- Task instructions
Leaving the pictures aside, transcribe every line below exactly.

* begin Raw data *

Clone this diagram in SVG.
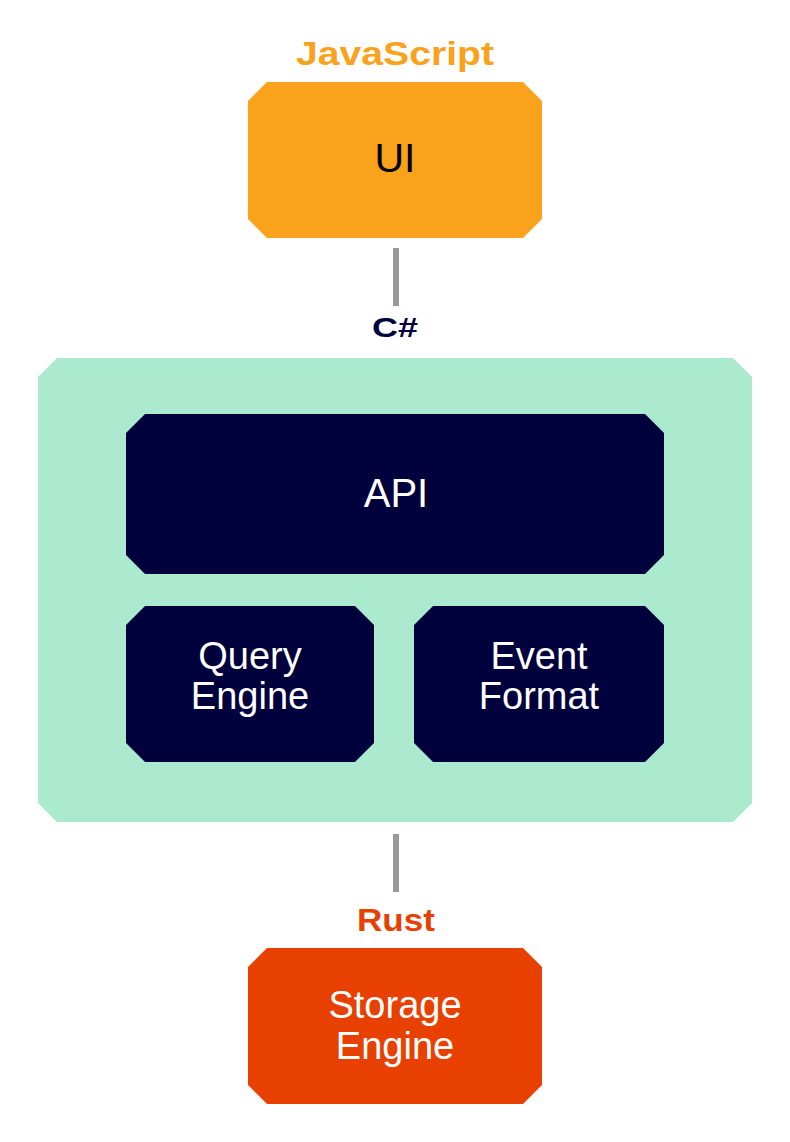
<svg xmlns="http://www.w3.org/2000/svg" width="790" height="1142" viewBox="0 0 790 1142">
<style>
.lbl{font-family:"Liberation Sans",Arial,sans-serif;font-weight:bold;text-anchor:middle}
.txt{font-family:"Liberation Sans",Arial,sans-serif;text-anchor:middle}
.conn{fill:#999999}
</style>
<rect width="790" height="1142" fill="#ffffff"/>
<g id="connectors">
<rect class="conn" x="393" y="248" width="6" height="58"/>
<rect class="conn" x="393" y="834" width="6" height="58"/>
</g>
<g id="ui">
<text class="lbl" x="395" y="65" font-size="33" fill="#FAA21B" textLength="198" lengthAdjust="spacingAndGlyphs">JavaScript</text>
<polygon points="267,82 523,82 542,101 542,219 523,238 267,238 248,219 248,101" fill="#FAA21B"/>
<text class="txt" x="395" y="172" font-size="41" fill="#000000">UI</text>
</g>
<g id="csharp">
<text class="lbl" x="395" y="337" font-size="27" fill="#00003C" textLength="46" lengthAdjust="spacingAndGlyphs">C#</text>
<polygon points="57,358 733,358 752,377 752,803 733,822 57,822 38,803 38,377" fill="#ABEACF"/>
</g>
<g id="api">
<polygon points="145,414 645,414 664,433 664,555 645,574 145,574 126,555 126,433" fill="#00003C"/>
<text class="txt" x="396" y="507" font-size="40" fill="#ffffff">API</text>
</g>
<g id="query-engine">
<polygon points="145,606 355,606 374,625 374,743 355,762 145,762 126,743 126,625" fill="#00003C"/>
<text class="txt" x="250" y="669" font-size="38" fill="#ffffff">Query</text>
<text class="txt" x="250" y="709" font-size="38" fill="#ffffff">Engine</text>
</g>
<g id="event-format">
<polygon points="433,606 645,606 664,625 664,743 645,762 433,762 414,743 414,625" fill="#00003C"/>
<text class="txt" x="539" y="669" font-size="38" fill="#ffffff">Event</text>
<text class="txt" x="539" y="709" font-size="38" fill="#ffffff">Format</text>
</g>
<g id="storage-engine">
<text class="lbl" x="396" y="931" font-size="32" fill="#E84000" textLength="78" lengthAdjust="spacingAndGlyphs">Rust</text>
<polygon points="267,948 523,948 542,967 542,1085 523,1104 267,1104 248,1085 248,967" fill="#E84000"/>
<text class="txt" x="395" y="1018" font-size="38" fill="#ffffff">Storage</text>
<text class="txt" x="395" y="1059" font-size="38" fill="#ffffff">Engine</text>
</g>
</svg>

* end Raw data *

- Full output
Clone this diagram in SVG.
<svg xmlns="http://www.w3.org/2000/svg" width="790" height="1142" viewBox="0 0 790 1142">
<style>
.lbl{font-family:"Liberation Sans",Arial,sans-serif;font-weight:bold;text-anchor:middle}
.txt{font-family:"Liberation Sans",Arial,sans-serif;text-anchor:middle}
.conn{fill:#999999}
</style>
<rect width="790" height="1142" fill="#ffffff"/>
<g id="connectors">
<rect class="conn" x="393" y="248" width="6" height="58"/>
<rect class="conn" x="393" y="834" width="6" height="58"/>
</g>
<g id="ui">
<text class="lbl" x="395" y="65" font-size="33" fill="#FAA21B" textLength="198" lengthAdjust="spacingAndGlyphs">JavaScript</text>
<polygon points="267,82 523,82 542,101 542,219 523,238 267,238 248,219 248,101" fill="#FAA21B"/>
<text class="txt" x="395" y="172" font-size="41" fill="#000000">UI</text>
</g>
<g id="csharp">
<text class="lbl" x="395" y="337" font-size="27" fill="#00003C" textLength="46" lengthAdjust="spacingAndGlyphs">C#</text>
<polygon points="57,358 733,358 752,377 752,803 733,822 57,822 38,803 38,377" fill="#ABEACF"/>
</g>
<g id="api">
<polygon points="145,414 645,414 664,433 664,555 645,574 145,574 126,555 126,433" fill="#00003C"/>
<text class="txt" x="396" y="507" font-size="40" fill="#ffffff">API</text>
</g>
<g id="query-engine">
<polygon points="145,606 355,606 374,625 374,743 355,762 145,762 126,743 126,625" fill="#00003C"/>
<text class="txt" x="250" y="669" font-size="38" fill="#ffffff">Query</text>
<text class="txt" x="250" y="709" font-size="38" fill="#ffffff">Engine</text>
</g>
<g id="event-format">
<polygon points="433,606 645,606 664,625 664,743 645,762 433,762 414,743 414,625" fill="#00003C"/>
<text class="txt" x="539" y="669" font-size="38" fill="#ffffff">Event</text>
<text class="txt" x="539" y="709" font-size="38" fill="#ffffff">Format</text>
</g>
<g id="storage-engine">
<text class="lbl" x="396" y="931" font-size="32" fill="#E84000" textLength="78" lengthAdjust="spacingAndGlyphs">Rust</text>
<polygon points="267,948 523,948 542,967 542,1085 523,1104 267,1104 248,1085 248,967" fill="#E84000"/>
<text class="txt" x="395" y="1018" font-size="38" fill="#ffffff">Storage</text>
<text class="txt" x="395" y="1059" font-size="38" fill="#ffffff">Engine</text>
</g>
</svg>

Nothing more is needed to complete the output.